Un ansia comunicadora semejante no podía sino irrumpir como medio de comunicación. Inicialmente, como hiciera Silvio Berlusconi para alcanzar el poder, Trump quiso ir más allá de una agitada vida social y los concursos de misses, que le limitaban si acaso a la alta sociedad neoyorquina, y se enroló en la televisión. Pero, a diferencia del empresario italiano, su apuesta, que ha terminado siendo acertada, fue convertirse en comunicador. Era su forma de tener proyección, de llegar a la gran masa. Con el mismo éxito, su gran descubrimiento, el juguete con el que disfruta y marca la agenda política y periodística cada día, su cuenta de Twitter, le ha ayudado decisivamente a alcanzar la presidencia de EE.UU.. Casi nadie lo pensaba, ni siquiera él, que ya había previsto construir un imperio mediático a partir de sus millones de seguidores, lo que él llama su «movimiento».
Un manejo personal que le permite arremeter un día contra la cadena CNN y otro día contra The New York Times, lo que le ha dado notoriedad desde el primer día en que se lanzó a la carrera electoral. Con la ventaja de quien tiene poco que perder en las disputas mediáticas, su capacidad para decir una cosa y la contraria es directamente proporcional al tamaño del fin con el que justifica los medios.

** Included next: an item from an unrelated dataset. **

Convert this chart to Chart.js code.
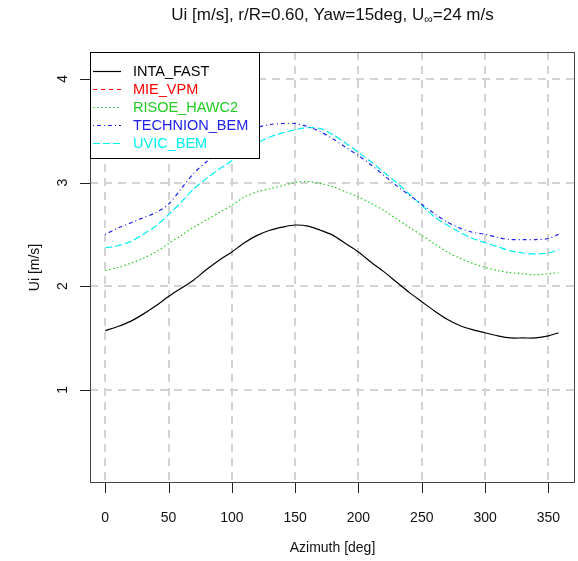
<!DOCTYPE html>
<html>
<head>
<meta charset="utf-8">
<script src="https://cdn.jsdelivr.net/npm/chart.js@4"></script>
<style>
html,body{margin:0;padding:0;background:#fff;}
#wrap{width:578px;height:561px;}
</style>
</head>
<body>
<div id="wrap"><canvas id="c" width="578" height="561"></canvas></div>
<script>
const azimuth = [0,10,20,30,40,50,60,70,80,90,100,110,120,130,140,150,160,170,180,190,200,210,220,230,240,250,260,270,280,290,300,310,320,330,340,350,358];
const intaFast = [1.57,1.61,1.66,1.73,1.81,1.90,1.98,2.06,2.16,2.25,2.33,2.42,2.49,2.54,2.57,2.59,2.58,2.54,2.49,2.41,2.33,2.23,2.14,2.04,1.94,1.85,1.76,1.68,1.62,1.58,1.55,1.52,1.50,1.50,1.50,1.52,1.55];
const mieVpm = [];
const risoeHawc2 = [2.15,2.18,2.22,2.27,2.33,2.41,2.49,2.57,2.64,2.71,2.78,2.86,2.91,2.94,2.97,3.00,3.01,2.99,2.96,2.91,2.86,2.80,2.73,2.65,2.57,2.49,2.41,2.33,2.27,2.22,2.18,2.15,2.13,2.12,2.11,2.12,2.13];
const technionBem = [2.50,2.56,2.61,2.66,2.71,2.79,2.94,3.09,3.20,3.30,3.39,3.47,3.53,3.56,3.57,3.57,3.54,3.49,3.42,3.34,3.26,3.17,3.07,2.97,2.88,2.79,2.70,2.62,2.56,2.52,2.50,2.47,2.45,2.45,2.45,2.46,2.50];
const uvicBem = [2.37,2.39,2.43,2.50,2.58,2.69,2.81,2.94,3.04,3.13,3.21,3.30,3.38,3.44,3.48,3.51,3.53,3.52,3.46,3.38,3.29,3.20,3.10,3.00,2.89,2.78,2.67,2.59,2.52,2.46,2.42,2.38,2.34,2.32,2.31,2.32,2.35];
const seriesNames = ['INTA_FAST','MIE_VPM','RISOE_HAWC2','TECHNION_BEM','UVIC_BEM'];
const xTicks = [0,50,100,150,200,250,300,350];
const yTicks = [1,2,3,4];

const seriesData = [intaFast, mieVpm, risoeHawc2, technionBem, uvicBem];
const colors = ['#000000','#ff0000','#22cc22','#2020f0','#00f0f0'];
const dashes = [[],[4,4],[1.5,2.5],[1,3,4,3],[7,3]];
const FAM = '"Liberation Sans", Arial, sans-serif';
const FONT = '14px ' + FAM;

const datasets = seriesData.map((arr, i) => ({
  label: seriesNames[i],
  data: arr.map((v, k) => ({x: azimuth[k], y: v})),
  borderColor: colors[i],
  borderWidth: 1.2,
  borderDash: dashes[i],
  pointRadius: 0,
  tension: 0.3,
  fill: false
}));

const rPlot = {
  id: 'rplot',
  afterDraw(chart) {
    const ctx = chart.ctx;
    const a = chart.chartArea;
    const xs = chart.scales.x, ys = chart.scales.y;
    ctx.save();
    ctx.strokeStyle = '#444';
    ctx.lineWidth = 1;
    ctx.setLineDash([]);
    ctx.strokeRect(a.left + 0.5, a.top + 0.5, a.right - a.left - 1, a.bottom - a.top - 1);
    ctx.strokeStyle = '#222';
    ctx.beginPath();
    xTicks.forEach(v => {
      const px = Math.round(xs.getPixelForValue(v)) + 0.5;
      ctx.moveTo(px, a.bottom); ctx.lineTo(px, a.bottom + 10);
    });
    yTicks.forEach(v => {
      const py = Math.round(ys.getPixelForValue(v)) + 0.5;
      ctx.moveTo(a.left, py); ctx.lineTo(a.left - 10, py);
    });
    ctx.stroke();
    ctx.fillStyle = '#111';
    ctx.font = FONT;
    ctx.textAlign = 'center';
    ctx.textBaseline = 'middle';
    xTicks.forEach(v => ctx.fillText(String(v), xs.getPixelForValue(v), 518));
    yTicks.forEach(v => {
      ctx.save();
      ctx.translate(63, ys.getPixelForValue(v));
      ctx.rotate(-Math.PI / 2);
      ctx.fillText(String(v), 0, 0);
      ctx.restore();
    });
    const cx = (a.left + a.right) / 2;
    ctx.fillText('Azimuth [deg]', cx, 548);
    ctx.save();
    ctx.translate(35, (a.top + a.bottom) / 2);
    ctx.rotate(-Math.PI / 2);
    ctx.fillText('Ui [m/s]', 0, 0);
    ctx.restore();
    // title with subscript
    const TFONT = '17px ' + FAM;
    const p1 = 'Ui [m/s], r/R=0.60, Yaw=15deg, U';
    const sub = '\u221E';
    const p2 = '=24 m/s';
    const subFont = '12px ' + FAM;
    ctx.textAlign = 'left';
    ctx.font = TFONT;
    const w1 = ctx.measureText(p1).width, w3 = ctx.measureText(p2).width;
    ctx.font = subFont;
    const w2 = ctx.measureText(sub).width;
    let tx = cx - (w1 + w2 + w3) / 2;
    ctx.font = TFONT;
    ctx.fillText(p1, tx, 15);
    ctx.font = subFont;
    ctx.fillText(sub, tx + w1, 20);
    ctx.font = TFONT;
    ctx.fillText(p2, tx + w1 + w2, 15);
    // legend
    const lx = a.left, ly = a.top, lw = 169, lh = 106;
    ctx.fillStyle = '#fff';
    ctx.fillRect(lx, ly, lw, lh);
    ctx.strokeStyle = '#000';
    ctx.lineWidth = 1;
    ctx.strokeRect(lx + 0.5, ly + 0.5, lw, lh);
    ctx.textBaseline = 'middle';
    seriesNames.forEach((n, i) => {
      const yy = Math.round(70.5 + i * 18) + 0.5;
      ctx.strokeStyle = colors[i];
      ctx.lineWidth = 1.2;
      ctx.setLineDash(dashes[i]);
      ctx.beginPath();
      ctx.moveTo(93, yy); ctx.lineTo(121, yy);
      ctx.stroke();
      ctx.setLineDash([]);
      ctx.fillStyle = colors[i];
      ctx.font = '14.5px ' + FAM;
      ctx.fillText(n, 133, yy);
    });
    ctx.restore();
  }
};

new Chart(document.getElementById('c'), {
  type: 'line',
  data: { datasets },
  options: {
    responsive: false,
    animation: false,
    devicePixelRatio: 1,
    layout: { padding: { left: 90, top: 52, right: 3, bottom: 78 } },
    plugins: { legend: { display: false }, tooltip: { enabled: false }, title: { display: false } },
    scales: {
      x: {
        type: 'linear', min: -12, max: 371,
        afterBuildTicks: s => { s.ticks = xTicks.map(v => ({value: v})); },
        ticks: { display: false },
        grid: { color: '#d3d3d3', lineWidth: 2, drawTicks: false, tickLength: 0 },
        border: { display: false, dash: [8, 6] }
      },
      y: {
        type: 'linear', min: 0.1, max: 4.26,
        afterBuildTicks: s => { s.ticks = yTicks.map(v => ({value: v})); },
        ticks: { display: false },
        grid: { color: '#d3d3d3', lineWidth: 2, drawTicks: false, tickLength: 0 },
        border: { display: false, dash: [8, 6] }
      }
    }
  },
  plugins: [rPlot]
});
</script>
</body>
</html>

De la vida entendida como una guerra diaria no se ha librado ni la revista Forbes. Desde que en los años 90 osara cuestionar el valor real de su fortuna, cada vez que la publicación da a conocer su célebre ránking de estadounidenses más ricos, Trump le disputa la veracidad. El momento más sonado se produjo durante las primarias republicanas. Después de que Forbes anunciara que el valor de su imperio no superaba los 4.200 millones de dólares, situándole en el puesto 143, el magnate proclamó que en realidad poseía 10.000 millones. Una cifra que le permitía diferenciarse de los políticos y presumir de pagarse su campaña.